Socio-economic changes have also begun to disrupt the Carnival activities, the committee’s executive director Caswil Callender said Wednesday. Every year, there are fewer males signing up for the Prince and Princess show, he said, recalling a conversation he had with one local six-year-old, who said participating in the pageant was "for punks."
Callender lamented that being a part of the gang scene is becoming more attractive than the more traditional community events.
On the other hand, the territory’s moniker as the "pageant capital of the world" is attracting what Callender described as a new wave of pageant consultants who work with parents to prepare their children for the pageants, only to overcharge them and ruin their chances of competing.
"The more prominent the pageant, the higher the cost," Callender said. "And most parents simply can’t afford it, so that has resulted in a smaller number of contestants."
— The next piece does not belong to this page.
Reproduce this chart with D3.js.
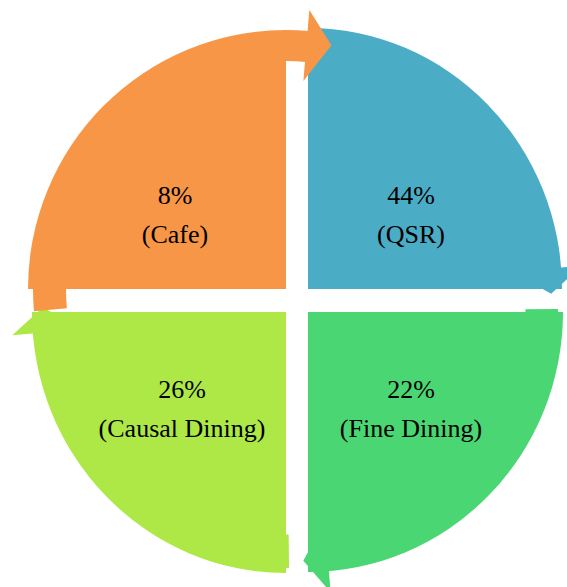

Finally, Callender said that even though most of the committee’s activities are free to the public, attendance suffered last year because several other community events were taking place at the same time. Cooperation, he stressed, is paramount during Carnival, and community members must work together to preserve and maintain the cultural celebration.
If the Reichhold Center for the Arts schedules a production on the same night as one of the activities, for example, it would be difficult to draw in a crowd, he said.
"The main thrust of the celebration is culture, and we must do what we can to maintain that," Callender said.
And for the most part, the community gets that, officials added, saying that about 162 Carnival theme submissions were received this year. Meanwhile, Tourism representatives added that the department has invested in this year’s celebrations with a range of magazine advertisements and a travel promotion that should boost the number of bodies at activities.
To enter for a chance to win the promotion — which includes a free trip to St. Thomas for Carnival — visit http://www.caribbeantravelmag.com/.
Carnival activities kick off at 5 p.m. on April 11, with the Prince and Princess Selection Show at Lionel Roberts Stadium and finally wrap-up on May 1 with the Adult’s Parade, which starts at 10 a.m. The theme for the Carnival Village this year will be "Gerry’s Gypsy Caravan," in honor of Gerard Nicholson, while the Cultural and Food Fair — dubbed "Inger’s Market Jamboree" — will honor J. Ingerborg Marrero.